(Artículo cedido por su autor y publicado originalmente en Aleteia)
Para no dejarse atrapar por el mal, simplemente hay que rebelarse contra el orden establecido.
Es el mejor Al Pacino que habrán visto en mucho tiempo haciendo girar una película alrededor suyo. Junto a él, la preciosa y muy medida actuación de Kim Basinger y la fuerza algo anárquica de Téa Leoni, una gran actriz poco reconocida a pesar de sus enormes papeles en películas como Family Man y Spanglish, ambas absolutamente recomendables.
Nueva York, la Gran Manzana. En el edificio de apartamentos Brevoort, en el número 11 de la Quinta Avenida, vive Eli Wurman (Al Pacino), el inteligente abogado que decidió abandonar un futuro profesional exitoso para seguir una intuición: quería influir en las grandes esferas de la ciudad y ayudar así a la integración racial y al respeto por la justicia y la decencia. Han pasado los años y la ciudad le ha atrapado. Ahora no es más que un perdedor agobiado por las deudas al que algunas personas importantes recurren para que les esconda los trapos sucios.
Envejecido y alienado, Eli lucha por mantener en pie un ápice de su integridad mientras se ve cada vez más sumergido en las cloacas, en un universo sórdido de drogas, sexo infeliz, corrupción y relaciones manipuladoras que han invadido su espíritu hasta colonizarlo. Se mira al espejo y descubre que es uno de ellos, de esos a los que pretendía cambiar, a los que iba a convencer de la importancia de ayudar a los demás y de defender a los débiles contra las injusticias. Una más de esas almas oscuras que le agarraron por los brazos y le lanzaron hacia el abismo.
Relaciones Confidenciales (el título en inglés es más directo y claro: People I Know) es un drama ambientado en un mundo miserable y abyecto pero que nos hará pensar en cómo son nuestros sociedades masificadas. Es, en buena medida, un correlato cinematográfico de la aclamada serie The Wire y, como en ella, siempre vencen los malos. Aunque solo sea porque, para vencer, los buenos han tenido que traicionarse a sí mismos y entrar en un campo de juego en el que no se puede triunfar sin vender el corazón al diablo.
Este tipo de películas marcan una diferencia esencial con la concepción moral que encontramos, por ejemplo, en Delitos y Faltas de Woody Allen. En aquel cine de corte clásico que recogía ideas de la modernidad, tal vez ya heridas, el mal era algo evidente que la gente hacía por interés o debilidad y, por esa misma razón, la culpabilidad era fácil de asignar. Se podía identificar el mal y aspirar a erradicarlo, a extirparlo quirúrgicamente.
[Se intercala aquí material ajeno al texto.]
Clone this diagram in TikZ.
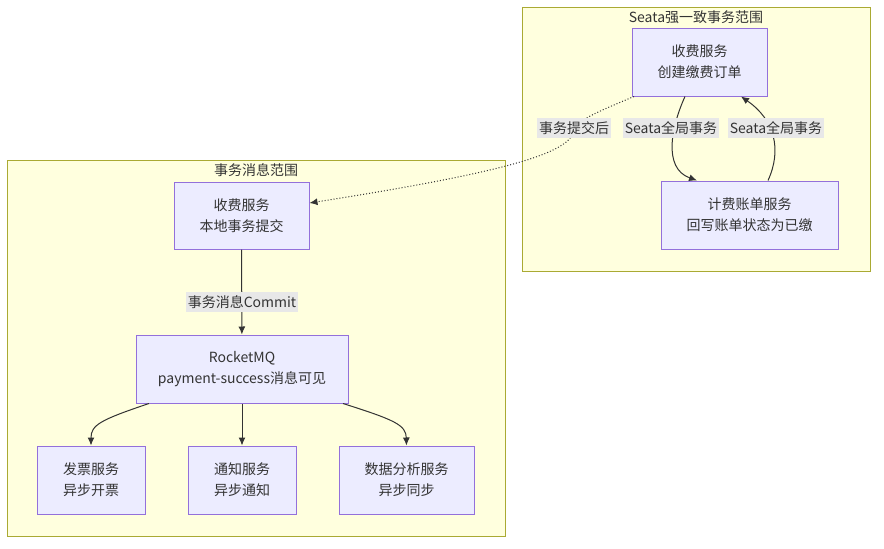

Sin embargo, este cine posmoderno muestra una visión de la sociedad en la que el mal no es una amenaza externa, sino una especie de virus que afecta al organismo y muta su ADN hasta fusionarse con él, volverse ubicuo y enfangarnos a todos. No hace falta ser malvado para verse envuelto en las turbulencias de la iniquidad: basta con vivir.
Acaso no sea suficiente con evitar el mal. Se precisa una actitud activa de resistencia e incluso de negación ante el orden establecido. Apena decirlo, pero quizás la labor no consista en intentar arreglar lo que tenemos alrededor, sino en comenzar a construir ya una alternativa diferente.